Show all lines from the listing below that contain "with".

**Material:**

########

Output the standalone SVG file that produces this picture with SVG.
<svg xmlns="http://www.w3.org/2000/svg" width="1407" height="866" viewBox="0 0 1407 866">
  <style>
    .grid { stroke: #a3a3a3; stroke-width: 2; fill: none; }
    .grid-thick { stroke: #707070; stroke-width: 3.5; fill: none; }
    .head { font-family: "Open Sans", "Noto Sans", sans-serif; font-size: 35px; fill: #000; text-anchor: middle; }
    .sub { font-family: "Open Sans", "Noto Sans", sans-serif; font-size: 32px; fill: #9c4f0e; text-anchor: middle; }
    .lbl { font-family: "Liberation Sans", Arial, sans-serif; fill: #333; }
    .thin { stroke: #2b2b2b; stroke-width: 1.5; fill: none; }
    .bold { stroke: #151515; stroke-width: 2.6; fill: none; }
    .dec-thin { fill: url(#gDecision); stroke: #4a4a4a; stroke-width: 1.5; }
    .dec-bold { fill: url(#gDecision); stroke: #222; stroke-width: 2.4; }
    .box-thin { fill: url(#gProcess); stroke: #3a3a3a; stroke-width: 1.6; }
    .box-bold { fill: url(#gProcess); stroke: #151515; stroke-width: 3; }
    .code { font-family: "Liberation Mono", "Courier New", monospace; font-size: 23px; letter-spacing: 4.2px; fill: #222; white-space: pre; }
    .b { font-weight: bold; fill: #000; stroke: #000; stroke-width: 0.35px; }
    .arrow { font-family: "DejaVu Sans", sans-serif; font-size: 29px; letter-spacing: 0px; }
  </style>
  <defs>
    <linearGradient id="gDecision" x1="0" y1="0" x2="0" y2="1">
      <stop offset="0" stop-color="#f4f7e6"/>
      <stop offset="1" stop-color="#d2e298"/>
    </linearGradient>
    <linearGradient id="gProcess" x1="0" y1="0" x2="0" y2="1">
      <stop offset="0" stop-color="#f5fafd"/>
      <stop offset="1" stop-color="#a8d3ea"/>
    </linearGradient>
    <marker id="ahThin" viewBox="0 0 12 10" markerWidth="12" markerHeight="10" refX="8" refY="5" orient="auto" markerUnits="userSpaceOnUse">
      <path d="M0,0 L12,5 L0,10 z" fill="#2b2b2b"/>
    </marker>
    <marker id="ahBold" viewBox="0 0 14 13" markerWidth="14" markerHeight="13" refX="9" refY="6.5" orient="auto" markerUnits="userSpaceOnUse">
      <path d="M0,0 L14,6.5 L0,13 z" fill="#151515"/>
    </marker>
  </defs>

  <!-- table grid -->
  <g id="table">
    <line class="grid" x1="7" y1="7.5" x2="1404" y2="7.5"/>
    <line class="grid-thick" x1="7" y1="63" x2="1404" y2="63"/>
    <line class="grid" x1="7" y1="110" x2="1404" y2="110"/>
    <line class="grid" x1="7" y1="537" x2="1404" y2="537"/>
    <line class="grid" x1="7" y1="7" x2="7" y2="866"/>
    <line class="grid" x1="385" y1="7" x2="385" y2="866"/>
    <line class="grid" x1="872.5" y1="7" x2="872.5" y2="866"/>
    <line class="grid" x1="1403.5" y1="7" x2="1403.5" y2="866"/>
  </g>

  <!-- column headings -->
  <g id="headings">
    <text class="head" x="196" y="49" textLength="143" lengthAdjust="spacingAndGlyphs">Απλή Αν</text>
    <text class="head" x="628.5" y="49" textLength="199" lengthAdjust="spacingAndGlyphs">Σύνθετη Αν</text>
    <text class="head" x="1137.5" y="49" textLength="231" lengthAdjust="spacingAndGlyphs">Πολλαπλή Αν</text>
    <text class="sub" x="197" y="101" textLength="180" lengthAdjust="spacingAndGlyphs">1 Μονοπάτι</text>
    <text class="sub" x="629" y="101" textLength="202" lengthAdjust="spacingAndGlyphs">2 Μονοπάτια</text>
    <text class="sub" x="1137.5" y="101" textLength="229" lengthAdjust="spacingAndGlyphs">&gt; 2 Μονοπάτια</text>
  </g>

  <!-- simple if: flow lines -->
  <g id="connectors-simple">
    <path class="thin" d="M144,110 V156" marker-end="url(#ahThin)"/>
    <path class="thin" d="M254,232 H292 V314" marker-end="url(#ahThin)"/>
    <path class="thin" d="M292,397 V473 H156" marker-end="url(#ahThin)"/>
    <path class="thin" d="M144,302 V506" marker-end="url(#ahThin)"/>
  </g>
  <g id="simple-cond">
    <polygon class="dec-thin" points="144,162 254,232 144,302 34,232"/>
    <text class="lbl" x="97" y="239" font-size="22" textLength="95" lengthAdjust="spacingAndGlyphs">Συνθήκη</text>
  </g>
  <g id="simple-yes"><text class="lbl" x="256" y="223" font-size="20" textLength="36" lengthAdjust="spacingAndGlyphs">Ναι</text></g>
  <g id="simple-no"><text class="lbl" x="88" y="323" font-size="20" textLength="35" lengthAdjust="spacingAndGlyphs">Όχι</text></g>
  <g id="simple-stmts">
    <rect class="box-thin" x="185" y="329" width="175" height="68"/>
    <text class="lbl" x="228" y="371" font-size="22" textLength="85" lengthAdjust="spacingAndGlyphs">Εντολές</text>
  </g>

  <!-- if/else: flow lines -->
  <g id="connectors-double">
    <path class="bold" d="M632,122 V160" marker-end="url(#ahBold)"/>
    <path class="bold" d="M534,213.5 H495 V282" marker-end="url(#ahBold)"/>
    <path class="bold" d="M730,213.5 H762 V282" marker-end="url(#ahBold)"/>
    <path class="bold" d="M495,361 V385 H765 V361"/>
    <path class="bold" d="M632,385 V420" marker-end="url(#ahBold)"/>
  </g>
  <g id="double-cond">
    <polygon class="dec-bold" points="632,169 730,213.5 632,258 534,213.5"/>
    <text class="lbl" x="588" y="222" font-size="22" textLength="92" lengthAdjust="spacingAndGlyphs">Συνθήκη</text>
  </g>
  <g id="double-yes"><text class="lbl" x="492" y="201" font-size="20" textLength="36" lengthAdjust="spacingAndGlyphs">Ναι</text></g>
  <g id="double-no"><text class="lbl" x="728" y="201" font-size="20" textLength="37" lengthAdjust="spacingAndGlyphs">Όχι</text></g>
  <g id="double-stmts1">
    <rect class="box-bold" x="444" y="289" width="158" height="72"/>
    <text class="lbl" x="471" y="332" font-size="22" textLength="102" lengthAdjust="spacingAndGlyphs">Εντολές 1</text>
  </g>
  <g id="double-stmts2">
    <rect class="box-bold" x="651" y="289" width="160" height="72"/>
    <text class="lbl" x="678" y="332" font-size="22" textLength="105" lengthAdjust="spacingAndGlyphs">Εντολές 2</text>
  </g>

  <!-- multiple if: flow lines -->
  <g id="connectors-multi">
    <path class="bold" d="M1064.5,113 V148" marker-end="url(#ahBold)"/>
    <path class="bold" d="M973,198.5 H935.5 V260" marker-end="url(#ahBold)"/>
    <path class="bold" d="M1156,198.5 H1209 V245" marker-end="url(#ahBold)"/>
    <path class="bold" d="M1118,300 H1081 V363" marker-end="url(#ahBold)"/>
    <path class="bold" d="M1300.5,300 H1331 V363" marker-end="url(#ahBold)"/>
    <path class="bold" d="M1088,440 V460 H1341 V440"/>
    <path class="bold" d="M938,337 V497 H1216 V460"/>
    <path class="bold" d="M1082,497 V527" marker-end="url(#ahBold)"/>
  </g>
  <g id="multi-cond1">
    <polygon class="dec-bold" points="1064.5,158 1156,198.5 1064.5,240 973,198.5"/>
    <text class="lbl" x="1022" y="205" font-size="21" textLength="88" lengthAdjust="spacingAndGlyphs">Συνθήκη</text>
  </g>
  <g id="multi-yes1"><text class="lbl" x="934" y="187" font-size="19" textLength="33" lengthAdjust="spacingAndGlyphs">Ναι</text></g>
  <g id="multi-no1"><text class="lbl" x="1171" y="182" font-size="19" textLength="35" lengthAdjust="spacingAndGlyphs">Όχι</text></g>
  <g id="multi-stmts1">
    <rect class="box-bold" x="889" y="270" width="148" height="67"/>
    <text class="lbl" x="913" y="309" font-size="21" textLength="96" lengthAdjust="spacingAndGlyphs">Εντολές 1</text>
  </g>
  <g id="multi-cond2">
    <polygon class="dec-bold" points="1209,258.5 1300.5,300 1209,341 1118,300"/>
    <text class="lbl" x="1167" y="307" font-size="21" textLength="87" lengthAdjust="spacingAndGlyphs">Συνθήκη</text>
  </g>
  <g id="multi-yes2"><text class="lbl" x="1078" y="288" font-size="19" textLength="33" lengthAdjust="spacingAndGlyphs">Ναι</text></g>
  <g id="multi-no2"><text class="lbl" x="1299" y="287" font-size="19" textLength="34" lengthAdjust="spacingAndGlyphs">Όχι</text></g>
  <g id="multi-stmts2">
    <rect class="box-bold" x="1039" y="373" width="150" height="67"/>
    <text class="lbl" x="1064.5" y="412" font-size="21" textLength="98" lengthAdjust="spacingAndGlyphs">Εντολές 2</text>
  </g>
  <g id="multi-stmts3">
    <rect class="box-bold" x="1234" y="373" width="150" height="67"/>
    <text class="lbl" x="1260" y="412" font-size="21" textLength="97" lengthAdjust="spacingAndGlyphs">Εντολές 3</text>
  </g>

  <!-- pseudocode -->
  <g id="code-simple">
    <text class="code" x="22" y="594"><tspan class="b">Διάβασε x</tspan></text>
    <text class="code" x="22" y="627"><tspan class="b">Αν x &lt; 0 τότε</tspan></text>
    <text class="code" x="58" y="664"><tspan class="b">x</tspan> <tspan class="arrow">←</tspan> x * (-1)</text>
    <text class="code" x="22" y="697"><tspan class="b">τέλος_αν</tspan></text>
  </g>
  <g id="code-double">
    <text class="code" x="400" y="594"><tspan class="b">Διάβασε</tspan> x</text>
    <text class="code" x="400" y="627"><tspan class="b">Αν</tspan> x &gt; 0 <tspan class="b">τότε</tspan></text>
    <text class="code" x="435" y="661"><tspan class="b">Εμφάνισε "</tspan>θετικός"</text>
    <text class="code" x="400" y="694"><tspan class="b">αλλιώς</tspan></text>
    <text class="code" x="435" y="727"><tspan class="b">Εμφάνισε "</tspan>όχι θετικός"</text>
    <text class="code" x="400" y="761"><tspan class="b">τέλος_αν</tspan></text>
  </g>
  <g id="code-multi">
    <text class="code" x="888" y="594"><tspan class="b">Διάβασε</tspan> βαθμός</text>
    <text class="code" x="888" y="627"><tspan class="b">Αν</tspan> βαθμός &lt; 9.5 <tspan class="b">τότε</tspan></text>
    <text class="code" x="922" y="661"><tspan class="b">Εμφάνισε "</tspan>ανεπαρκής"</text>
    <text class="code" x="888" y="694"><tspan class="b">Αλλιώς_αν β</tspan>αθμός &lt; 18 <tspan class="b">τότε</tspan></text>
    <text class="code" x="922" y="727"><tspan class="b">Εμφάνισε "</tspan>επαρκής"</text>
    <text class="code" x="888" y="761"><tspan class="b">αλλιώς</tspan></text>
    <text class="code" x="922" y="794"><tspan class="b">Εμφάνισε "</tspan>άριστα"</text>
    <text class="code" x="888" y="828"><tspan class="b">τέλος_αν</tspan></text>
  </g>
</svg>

########

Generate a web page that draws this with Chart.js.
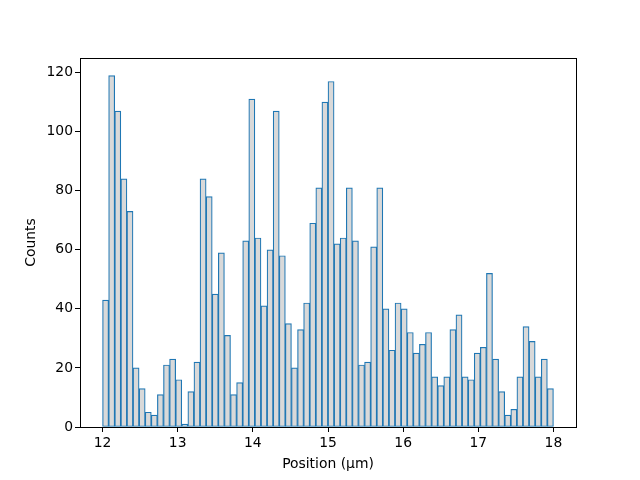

########

**Output of the exercise:**
Output the standalone SVG file that produces this picture with SVG.
Generate a web page that draws this with Chart.js.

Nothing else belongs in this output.